» Problem to solve:
Your task is to transcribe the data in full.

=-=-=

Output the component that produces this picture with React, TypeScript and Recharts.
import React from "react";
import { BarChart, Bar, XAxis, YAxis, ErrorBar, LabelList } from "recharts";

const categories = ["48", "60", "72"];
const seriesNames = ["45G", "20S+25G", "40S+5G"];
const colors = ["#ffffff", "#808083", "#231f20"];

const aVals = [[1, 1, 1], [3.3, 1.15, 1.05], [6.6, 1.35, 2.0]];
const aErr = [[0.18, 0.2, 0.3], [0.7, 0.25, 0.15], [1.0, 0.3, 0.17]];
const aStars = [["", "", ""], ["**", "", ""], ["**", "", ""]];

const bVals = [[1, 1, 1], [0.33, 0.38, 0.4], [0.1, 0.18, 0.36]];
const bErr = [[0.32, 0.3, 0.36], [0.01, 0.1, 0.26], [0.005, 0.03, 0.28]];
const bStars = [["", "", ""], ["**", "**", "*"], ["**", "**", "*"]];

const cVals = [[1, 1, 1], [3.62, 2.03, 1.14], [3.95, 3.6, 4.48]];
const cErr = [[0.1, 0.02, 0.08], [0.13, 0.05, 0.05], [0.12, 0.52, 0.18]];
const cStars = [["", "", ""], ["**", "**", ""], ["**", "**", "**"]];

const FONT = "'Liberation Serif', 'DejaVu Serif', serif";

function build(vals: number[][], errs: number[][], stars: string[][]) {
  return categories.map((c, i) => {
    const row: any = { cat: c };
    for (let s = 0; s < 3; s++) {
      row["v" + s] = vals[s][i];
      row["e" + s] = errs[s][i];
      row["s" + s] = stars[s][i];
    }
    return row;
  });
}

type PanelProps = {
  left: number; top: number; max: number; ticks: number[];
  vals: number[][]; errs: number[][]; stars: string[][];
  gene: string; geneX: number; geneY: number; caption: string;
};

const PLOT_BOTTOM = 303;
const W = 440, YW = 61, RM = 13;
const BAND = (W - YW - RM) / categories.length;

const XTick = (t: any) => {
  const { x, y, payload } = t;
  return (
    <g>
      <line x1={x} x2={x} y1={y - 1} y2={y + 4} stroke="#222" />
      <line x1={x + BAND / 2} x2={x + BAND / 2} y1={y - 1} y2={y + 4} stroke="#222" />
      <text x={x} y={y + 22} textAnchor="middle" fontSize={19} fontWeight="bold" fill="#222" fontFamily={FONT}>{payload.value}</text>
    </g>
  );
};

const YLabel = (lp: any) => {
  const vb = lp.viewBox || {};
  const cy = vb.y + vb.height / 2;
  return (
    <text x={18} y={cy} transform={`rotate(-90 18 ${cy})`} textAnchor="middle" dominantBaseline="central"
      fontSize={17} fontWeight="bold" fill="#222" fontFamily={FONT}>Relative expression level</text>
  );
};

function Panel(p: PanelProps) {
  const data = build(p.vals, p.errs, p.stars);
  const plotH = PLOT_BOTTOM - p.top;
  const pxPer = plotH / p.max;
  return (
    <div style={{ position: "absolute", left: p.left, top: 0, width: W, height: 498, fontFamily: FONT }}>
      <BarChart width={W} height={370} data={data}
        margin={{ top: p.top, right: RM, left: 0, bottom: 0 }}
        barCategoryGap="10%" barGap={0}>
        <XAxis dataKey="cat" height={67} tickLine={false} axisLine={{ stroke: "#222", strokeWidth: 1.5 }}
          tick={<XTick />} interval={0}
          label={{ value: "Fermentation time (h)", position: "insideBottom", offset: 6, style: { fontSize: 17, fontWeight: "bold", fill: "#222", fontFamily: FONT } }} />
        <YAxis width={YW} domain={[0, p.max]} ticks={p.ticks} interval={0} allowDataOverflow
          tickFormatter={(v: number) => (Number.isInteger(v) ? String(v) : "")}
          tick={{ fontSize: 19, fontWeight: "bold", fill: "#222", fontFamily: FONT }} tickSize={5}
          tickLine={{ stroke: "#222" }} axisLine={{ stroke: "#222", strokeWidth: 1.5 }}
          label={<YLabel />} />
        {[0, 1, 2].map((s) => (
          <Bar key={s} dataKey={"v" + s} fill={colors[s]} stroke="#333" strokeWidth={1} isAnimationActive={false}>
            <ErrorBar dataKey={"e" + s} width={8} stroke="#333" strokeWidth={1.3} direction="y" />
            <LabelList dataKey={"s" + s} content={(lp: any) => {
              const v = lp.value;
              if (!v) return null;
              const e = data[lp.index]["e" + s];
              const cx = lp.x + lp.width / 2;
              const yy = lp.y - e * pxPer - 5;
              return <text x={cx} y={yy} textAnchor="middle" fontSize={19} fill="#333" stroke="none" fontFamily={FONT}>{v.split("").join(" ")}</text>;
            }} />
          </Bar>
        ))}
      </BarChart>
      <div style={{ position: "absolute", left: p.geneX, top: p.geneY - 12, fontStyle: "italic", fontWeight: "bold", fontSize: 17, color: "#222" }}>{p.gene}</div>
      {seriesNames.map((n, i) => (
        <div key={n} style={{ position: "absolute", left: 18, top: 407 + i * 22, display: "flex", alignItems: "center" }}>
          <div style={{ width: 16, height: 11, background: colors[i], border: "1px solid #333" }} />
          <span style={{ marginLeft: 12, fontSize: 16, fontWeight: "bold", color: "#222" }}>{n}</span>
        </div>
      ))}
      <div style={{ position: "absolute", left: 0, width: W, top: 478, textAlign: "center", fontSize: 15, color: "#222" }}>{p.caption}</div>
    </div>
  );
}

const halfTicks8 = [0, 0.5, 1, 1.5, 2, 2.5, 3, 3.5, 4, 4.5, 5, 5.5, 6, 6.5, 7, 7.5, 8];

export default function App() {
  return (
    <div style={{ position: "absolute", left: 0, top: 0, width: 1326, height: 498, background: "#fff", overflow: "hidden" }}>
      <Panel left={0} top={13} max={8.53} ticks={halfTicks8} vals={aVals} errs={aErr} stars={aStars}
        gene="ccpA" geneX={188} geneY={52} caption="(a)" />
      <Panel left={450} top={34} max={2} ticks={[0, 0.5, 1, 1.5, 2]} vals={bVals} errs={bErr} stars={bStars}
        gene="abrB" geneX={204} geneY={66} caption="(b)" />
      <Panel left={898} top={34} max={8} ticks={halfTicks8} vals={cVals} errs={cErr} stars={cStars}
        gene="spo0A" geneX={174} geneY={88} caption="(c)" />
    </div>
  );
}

=-=-=

» Finished task:
Output the component that produces this picture with React, TypeScript and Recharts.
import React from "react";
import { BarChart, Bar, XAxis, YAxis, ErrorBar, LabelList } from "recharts";

const categories = ["48", "60", "72"];
const seriesNames = ["45G", "20S+25G", "40S+5G"];
const colors = ["#ffffff", "#808083", "#231f20"];

const aVals = [[1, 1, 1], [3.3, 1.15, 1.05], [6.6, 1.35, 2.0]];
const aErr = [[0.18, 0.2, 0.3], [0.7, 0.25, 0.15], [1.0, 0.3, 0.17]];
const aStars = [["", "", ""], ["**", "", ""], ["**", "", ""]];

const bVals = [[1, 1, 1], [0.33, 0.38, 0.4], [0.1, 0.18, 0.36]];
const bErr = [[0.32, 0.3, 0.36], [0.01, 0.1, 0.26], [0.005, 0.03, 0.28]];
const bStars = [["", "", ""], ["**", "**", "*"], ["**", "**", "*"]];

const cVals = [[1, 1, 1], [3.62, 2.03, 1.14], [3.95, 3.6, 4.48]];
const cErr = [[0.1, 0.02, 0.08], [0.13, 0.05, 0.05], [0.12, 0.52, 0.18]];
const cStars = [["", "", ""], ["**", "**", ""], ["**", "**", "**"]];

const FONT = "'Liberation Serif', 'DejaVu Serif', serif";

function build(vals: number[][], errs: number[][], stars: string[][]) {
  return categories.map((c, i) => {
    const row: any = { cat: c };
    for (let s = 0; s < 3; s++) {
      row["v" + s] = vals[s][i];
      row["e" + s] = errs[s][i];
      row["s" + s] = stars[s][i];
    }
    return row;
  });
}

type PanelProps = {
  left: number; top: number; max: number; ticks: number[];
  vals: number[][]; errs: number[][]; stars: string[][];
  gene: string; geneX: number; geneY: number; caption: string;
};

const PLOT_BOTTOM = 303;
const W = 440, YW = 61, RM = 13;
const BAND = (W - YW - RM) / categories.length;

const XTick = (t: any) => {
  const { x, y, payload } = t;
  return (
    <g>
      <line x1={x} x2={x} y1={y - 1} y2={y + 4} stroke="#222" />
      <line x1={x + BAND / 2} x2={x + BAND / 2} y1={y - 1} y2={y + 4} stroke="#222" />
      <text x={x} y={y + 22} textAnchor="middle" fontSize={19} fontWeight="bold" fill="#222" fontFamily={FONT}>{payload.value}</text>
    </g>
  );
};

const YLabel = (lp: any) => {
  const vb = lp.viewBox || {};
  const cy = vb.y + vb.height / 2;
  return (
    <text x={18} y={cy} transform={`rotate(-90 18 ${cy})`} textAnchor="middle" dominantBaseline="central"
      fontSize={17} fontWeight="bold" fill="#222" fontFamily={FONT}>Relative expression level</text>
  );
};

function Panel(p: PanelProps) {
  const data = build(p.vals, p.errs, p.stars);
  const plotH = PLOT_BOTTOM - p.top;
  const pxPer = plotH / p.max;
  return (
    <div style={{ position: "absolute", left: p.left, top: 0, width: W, height: 498, fontFamily: FONT }}>
      <BarChart width={W} height={370} data={data}
        margin={{ top: p.top, right: RM, left: 0, bottom: 0 }}
        barCategoryGap="10%" barGap={0}>
        <XAxis dataKey="cat" height={67} tickLine={false} axisLine={{ stroke: "#222", strokeWidth: 1.5 }}
          tick={<XTick />} interval={0}
          label={{ value: "Fermentation time (h)", position: "insideBottom", offset: 6, style: { fontSize: 17, fontWeight: "bold", fill: "#222", fontFamily: FONT } }} />
        <YAxis width={YW} domain={[0, p.max]} ticks={p.ticks} interval={0} allowDataOverflow
          tickFormatter={(v: number) => (Number.isInteger(v) ? String(v) : "")}
          tick={{ fontSize: 19, fontWeight: "bold", fill: "#222", fontFamily: FONT }} tickSize={5}
          tickLine={{ stroke: "#222" }} axisLine={{ stroke: "#222", strokeWidth: 1.5 }}
          label={<YLabel />} />
        {[0, 1, 2].map((s) => (
          <Bar key={s} dataKey={"v" + s} fill={colors[s]} stroke="#333" strokeWidth={1} isAnimationActive={false}>
            <ErrorBar dataKey={"e" + s} width={8} stroke="#333" strokeWidth={1.3} direction="y" />
            <LabelList dataKey={"s" + s} content={(lp: any) => {
              const v = lp.value;
              if (!v) return null;
              const e = data[lp.index]["e" + s];
              const cx = lp.x + lp.width / 2;
              const yy = lp.y - e * pxPer - 5;
              return <text x={cx} y={yy} textAnchor="middle" fontSize={19} fill="#333" stroke="none" fontFamily={FONT}>{v.split("").join(" ")}</text>;
            }} />
          </Bar>
        ))}
      </BarChart>
      <div style={{ position: "absolute", left: p.geneX, top: p.geneY - 12, fontStyle: "italic", fontWeight: "bold", fontSize: 17, color: "#222" }}>{p.gene}</div>
      {seriesNames.map((n, i) => (
        <div key={n} style={{ position: "absolute", left: 18, top: 407 + i * 22, display: "flex", alignItems: "center" }}>
          <div style={{ width: 16, height: 11, background: colors[i], border: "1px solid #333" }} />
          <span style={{ marginLeft: 12, fontSize: 16, fontWeight: "bold", color: "#222" }}>{n}</span>
        </div>
      ))}
      <div style={{ position: "absolute", left: 0, width: W, top: 478, textAlign: "center", fontSize: 15, color: "#222" }}>{p.caption}</div>
    </div>
  );
}

const halfTicks8 = [0, 0.5, 1, 1.5, 2, 2.5, 3, 3.5, 4, 4.5, 5, 5.5, 6, 6.5, 7, 7.5, 8];

export default function App() {
  return (
    <div style={{ position: "absolute", left: 0, top: 0, width: 1326, height: 498, background: "#fff", overflow: "hidden" }}>
      <Panel left={0} top={13} max={8.53} ticks={halfTicks8} vals={aVals} errs={aErr} stars={aStars}
        gene="ccpA" geneX={188} geneY={52} caption="(a)" />
      <Panel left={450} top={34} max={2} ticks={[0, 0.5, 1, 1.5, 2]} vals={bVals} errs={bErr} stars={bStars}
        gene="abrB" geneX={204} geneY={66} caption="(b)" />
      <Panel left={898} top={34} max={8} ticks={halfTicks8} vals={cVals} errs={cErr} stars={cStars}
        gene="spo0A" geneX={174} geneY={88} caption="(c)" />
    </div>
  );
}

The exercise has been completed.